■ Task
Filter the records below down to lines containing "this".

[Items listed in a dataset]
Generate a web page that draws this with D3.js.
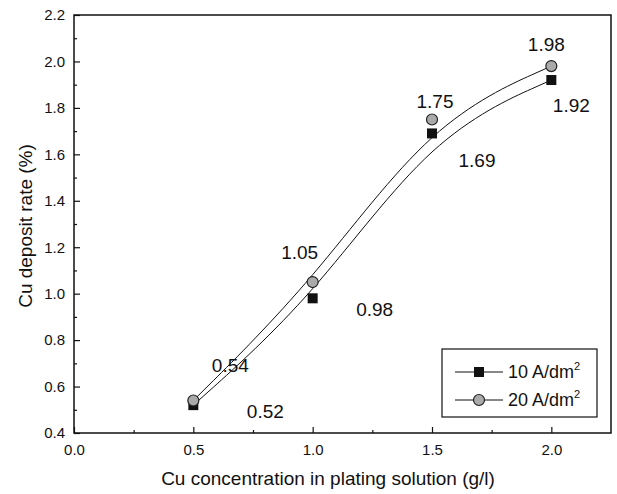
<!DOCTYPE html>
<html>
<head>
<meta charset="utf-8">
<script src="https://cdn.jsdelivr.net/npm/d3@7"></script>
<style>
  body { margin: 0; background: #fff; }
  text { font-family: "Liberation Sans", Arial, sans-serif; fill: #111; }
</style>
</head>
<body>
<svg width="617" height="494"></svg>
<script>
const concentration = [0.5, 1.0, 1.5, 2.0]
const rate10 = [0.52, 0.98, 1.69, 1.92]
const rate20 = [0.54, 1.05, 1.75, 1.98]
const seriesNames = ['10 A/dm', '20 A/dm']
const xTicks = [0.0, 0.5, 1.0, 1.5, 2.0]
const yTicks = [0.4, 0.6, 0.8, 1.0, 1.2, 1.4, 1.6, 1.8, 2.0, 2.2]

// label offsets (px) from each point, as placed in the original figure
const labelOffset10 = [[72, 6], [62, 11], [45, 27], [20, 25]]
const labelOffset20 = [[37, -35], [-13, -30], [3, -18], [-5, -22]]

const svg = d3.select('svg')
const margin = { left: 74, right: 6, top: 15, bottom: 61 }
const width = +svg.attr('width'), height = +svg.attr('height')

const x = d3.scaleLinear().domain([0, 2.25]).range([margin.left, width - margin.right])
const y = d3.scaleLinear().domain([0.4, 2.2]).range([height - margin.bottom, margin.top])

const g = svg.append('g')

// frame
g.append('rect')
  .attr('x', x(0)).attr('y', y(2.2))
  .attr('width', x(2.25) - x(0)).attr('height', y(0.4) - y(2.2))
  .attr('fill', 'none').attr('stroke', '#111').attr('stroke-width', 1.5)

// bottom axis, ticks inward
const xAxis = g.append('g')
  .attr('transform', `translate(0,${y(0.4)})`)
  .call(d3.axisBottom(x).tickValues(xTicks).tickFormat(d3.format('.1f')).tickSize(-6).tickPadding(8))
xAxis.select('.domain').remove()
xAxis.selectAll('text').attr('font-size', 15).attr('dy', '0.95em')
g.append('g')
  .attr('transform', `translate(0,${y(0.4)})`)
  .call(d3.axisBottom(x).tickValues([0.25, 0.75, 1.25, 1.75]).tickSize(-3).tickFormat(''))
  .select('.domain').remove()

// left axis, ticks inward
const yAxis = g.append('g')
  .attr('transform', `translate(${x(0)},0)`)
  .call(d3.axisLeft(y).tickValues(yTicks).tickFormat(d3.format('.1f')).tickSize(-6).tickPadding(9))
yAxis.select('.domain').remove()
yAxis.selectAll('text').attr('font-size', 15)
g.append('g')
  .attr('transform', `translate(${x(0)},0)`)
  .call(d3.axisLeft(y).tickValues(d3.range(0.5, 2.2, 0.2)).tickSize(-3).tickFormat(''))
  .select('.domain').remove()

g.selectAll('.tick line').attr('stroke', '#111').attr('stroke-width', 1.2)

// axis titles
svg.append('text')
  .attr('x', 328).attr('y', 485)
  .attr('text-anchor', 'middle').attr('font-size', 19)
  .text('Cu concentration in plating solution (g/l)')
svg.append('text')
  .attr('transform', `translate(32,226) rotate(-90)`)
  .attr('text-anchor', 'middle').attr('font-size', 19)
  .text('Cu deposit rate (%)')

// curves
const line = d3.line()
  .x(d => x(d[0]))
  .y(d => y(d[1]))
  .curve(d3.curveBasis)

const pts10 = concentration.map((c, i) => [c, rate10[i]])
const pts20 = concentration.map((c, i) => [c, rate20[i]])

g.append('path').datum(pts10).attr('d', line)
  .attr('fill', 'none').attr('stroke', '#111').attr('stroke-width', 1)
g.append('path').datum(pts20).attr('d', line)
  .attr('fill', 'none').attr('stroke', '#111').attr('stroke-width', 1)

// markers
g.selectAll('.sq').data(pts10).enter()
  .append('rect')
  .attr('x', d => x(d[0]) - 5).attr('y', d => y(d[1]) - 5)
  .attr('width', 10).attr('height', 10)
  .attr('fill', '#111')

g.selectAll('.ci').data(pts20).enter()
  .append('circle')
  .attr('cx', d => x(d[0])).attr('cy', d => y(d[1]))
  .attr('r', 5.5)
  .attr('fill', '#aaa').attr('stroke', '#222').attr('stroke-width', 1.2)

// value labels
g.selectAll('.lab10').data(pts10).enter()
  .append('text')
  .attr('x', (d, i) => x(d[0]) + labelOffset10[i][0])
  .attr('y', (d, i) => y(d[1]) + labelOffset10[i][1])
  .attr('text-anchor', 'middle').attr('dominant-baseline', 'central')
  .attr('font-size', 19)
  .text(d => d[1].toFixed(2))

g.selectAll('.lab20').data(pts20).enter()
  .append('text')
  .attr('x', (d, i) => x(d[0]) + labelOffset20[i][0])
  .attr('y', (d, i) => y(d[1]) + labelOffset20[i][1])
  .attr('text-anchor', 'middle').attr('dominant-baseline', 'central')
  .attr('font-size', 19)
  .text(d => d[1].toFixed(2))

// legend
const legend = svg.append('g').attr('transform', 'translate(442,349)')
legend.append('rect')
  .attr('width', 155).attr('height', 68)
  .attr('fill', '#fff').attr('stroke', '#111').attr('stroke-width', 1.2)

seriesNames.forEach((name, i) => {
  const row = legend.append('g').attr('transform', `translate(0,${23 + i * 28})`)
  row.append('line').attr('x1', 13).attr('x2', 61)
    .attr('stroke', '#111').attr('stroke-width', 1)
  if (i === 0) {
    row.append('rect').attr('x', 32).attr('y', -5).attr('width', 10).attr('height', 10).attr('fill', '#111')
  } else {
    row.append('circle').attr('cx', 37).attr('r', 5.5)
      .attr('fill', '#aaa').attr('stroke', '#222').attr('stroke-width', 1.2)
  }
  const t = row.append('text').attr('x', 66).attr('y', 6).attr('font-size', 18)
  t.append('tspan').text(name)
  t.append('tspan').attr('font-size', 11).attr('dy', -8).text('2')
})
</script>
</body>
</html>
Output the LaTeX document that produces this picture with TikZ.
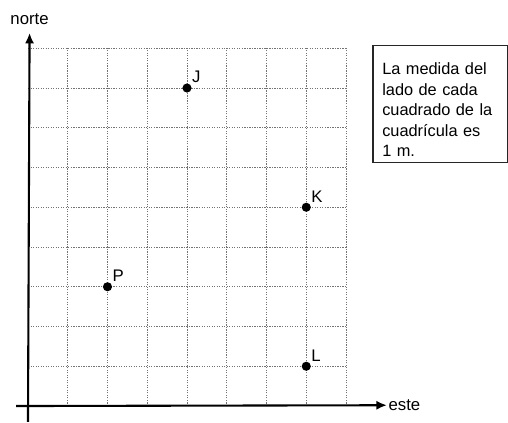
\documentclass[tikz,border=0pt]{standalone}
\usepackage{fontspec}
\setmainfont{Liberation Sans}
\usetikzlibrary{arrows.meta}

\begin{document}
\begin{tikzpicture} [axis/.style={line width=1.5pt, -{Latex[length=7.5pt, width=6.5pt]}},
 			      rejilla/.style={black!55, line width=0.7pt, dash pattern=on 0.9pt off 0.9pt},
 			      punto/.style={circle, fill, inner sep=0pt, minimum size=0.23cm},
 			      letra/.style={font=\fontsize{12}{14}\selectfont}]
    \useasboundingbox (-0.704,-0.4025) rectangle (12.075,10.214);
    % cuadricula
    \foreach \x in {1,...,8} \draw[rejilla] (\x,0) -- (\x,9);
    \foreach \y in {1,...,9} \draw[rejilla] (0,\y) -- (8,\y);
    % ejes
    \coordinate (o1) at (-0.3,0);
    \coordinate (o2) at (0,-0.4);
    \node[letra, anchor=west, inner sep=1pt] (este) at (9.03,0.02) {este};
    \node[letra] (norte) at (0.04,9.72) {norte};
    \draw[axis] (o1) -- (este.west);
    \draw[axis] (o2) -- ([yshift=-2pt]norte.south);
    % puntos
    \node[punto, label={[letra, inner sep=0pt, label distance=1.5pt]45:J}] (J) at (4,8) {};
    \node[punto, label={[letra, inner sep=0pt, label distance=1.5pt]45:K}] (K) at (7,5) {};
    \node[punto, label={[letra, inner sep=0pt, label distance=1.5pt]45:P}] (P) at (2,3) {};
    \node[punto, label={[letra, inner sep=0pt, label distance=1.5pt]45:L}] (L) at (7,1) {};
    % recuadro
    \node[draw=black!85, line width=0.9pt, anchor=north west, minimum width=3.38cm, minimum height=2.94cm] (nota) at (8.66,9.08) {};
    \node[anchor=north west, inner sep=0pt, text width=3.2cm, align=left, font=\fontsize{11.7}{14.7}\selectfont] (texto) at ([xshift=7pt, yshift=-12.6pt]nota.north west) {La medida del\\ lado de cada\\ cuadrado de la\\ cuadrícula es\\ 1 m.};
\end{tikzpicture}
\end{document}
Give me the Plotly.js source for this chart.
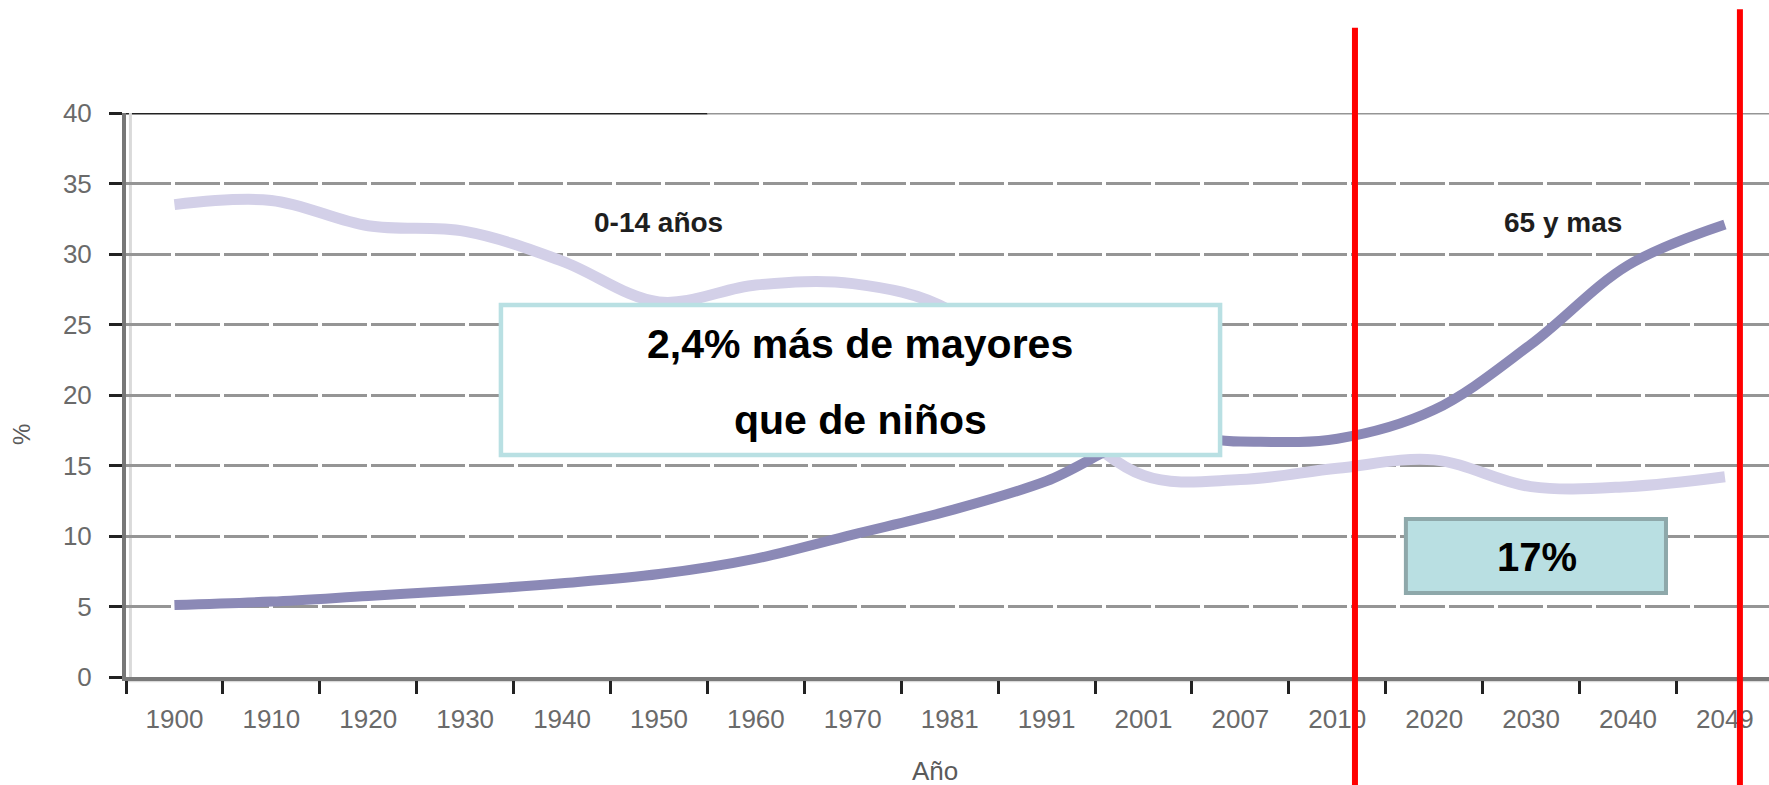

■ The reply
Generate a web page that draws this with D3.js.
Output the LaTeX document that produces this picture with TikZ.
Give me the Plotly.js source for this chart.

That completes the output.